Photoemission spectrum of pyridine. Black dashed line: Experimental spectrum from Ref. [52]. Orange full line: Photoemission spectrum as predicted by TD-SIC. Dotted blue line: Ground-state SIC eigenvalues folded by Gaussian functions with a width of 0.4 eV. Blue bars indicate the positions of the SIC eigenvalues. The peak position and height at the smallest binding energy were scaled to match the corresponding experimental peak for all theoretical spectra.

Figure 4

Left: Angle-resolved photoemission intensity from the benzene HOMO as predicted by TD-SIC. The direction of the light polarization is indicated by the orange arrows. Photoemission parallel to the light polarization corresponds to $\theta =0^{\circ }$ and ${180}^{\circ }$; $\theta ={90}^{\circ }$ corresponds to perpendicular emission. The calculated intensity (black crosses) was fitted with the help of Eq. (4), resulting in $\beta =0.75$ (blue line). Emission occurs predominantly parallel to the light polarization. Right: Angle-resolved photoemission intensity from the benzene HOMO-7 (green-white orbital in Fig. 5). Here the emission is predominantly perpendicular to the light polarization, with $\beta =-0.20$.

Figure 5

Lower panel: Experimentally recorded photoemission spectrum for benzene from Ref. [52] (black) and photoemission spectrum from TD-SIC (orange). In difference to Fig. 2, we here stretched the theoretical spectrum by a factor of $s=1.11$ to ease comparison to experiment. Top panel: Anisotropy parameter $\beta$ as a function of energy. Triangles depict the calculated values obtained for the emission from individual orbitals, i.e., corresponding to the peaks shown right below in the lower panel. Different experimental $\beta$ values are designated by small symbols as designated in the plot, with the data taken from Liu et al. [52], Carlson et al. [53], Mattsson et al. [65], and Sell and Kuppermann [66].

Figure 6

PES spectra obtained using absorbing potentials with different effective length. We show the kinetic energy of photoelectrons from benzene for one relative orientation of light polarization and molecule.

Figure 7

Anisotropy parameter for three different choices of the detector radius: $R_{\mathrm{D}}=14.5a_0$ (red triangles), $16.0a_0$ (blue stars), and $17.5a_0$ (orange triangles). Positions of the TD-SIC $\beta$ values are aligned and scaled by $s=1.11$. The experimental data is taken from Liu et al. [52], Carlson et al. [53], Mattsson et al. [65], and Sell and Kuppermann [66].

Figure 8

Photoemission spectrum of benzene, predicted by TD-SIC, for three different choices of the detector radii: $R_{\mathrm{D}}=17.0a_0$ (orange), $16.0a_0$ (blue), and $14.5a_0$ (red).

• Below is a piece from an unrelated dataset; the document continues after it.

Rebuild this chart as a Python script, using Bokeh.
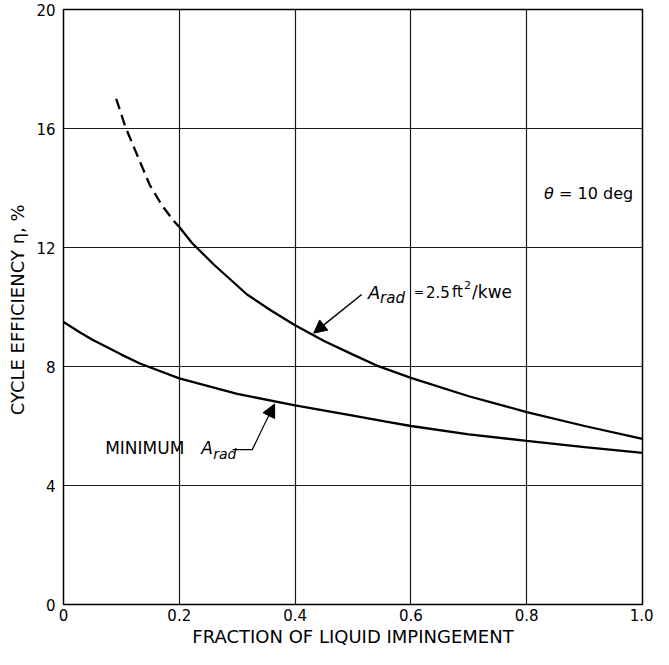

Experimental spectrum taken from Ref. [52].

Figure 9

Photoemission spectrum of pyridine, predicted by TD-SIC, for three different choices of the detector radii: $R_{\mathrm{D}}=17.0a_0$ (orange), $16.0a_0$ (blue), and $14.5a_0$ (red). Experimental spectrum taken from Ref. [52].

Figure 10

Orange: Photoelectron spectrum of benzene as predicted by TD-LDA. Black: Experimental photoemission spectrum from Ref. [52]. The position and height of the TD-LDA peak corresponding to the smallest binding energy was aligned to its experimental counterpart. The agreement between TD-LDA and experiment is not good.

Figure 11

Directions of the light polarization in the first octant with respect to benzene that is lying in the $x-y$ plane. The red pentagons correspond to the directions chosen for calculating the PES spectra of benzene. For calculating $\beta$ we additionally ran the TD-DFT simulations with the orientations corresponding to the blue dots.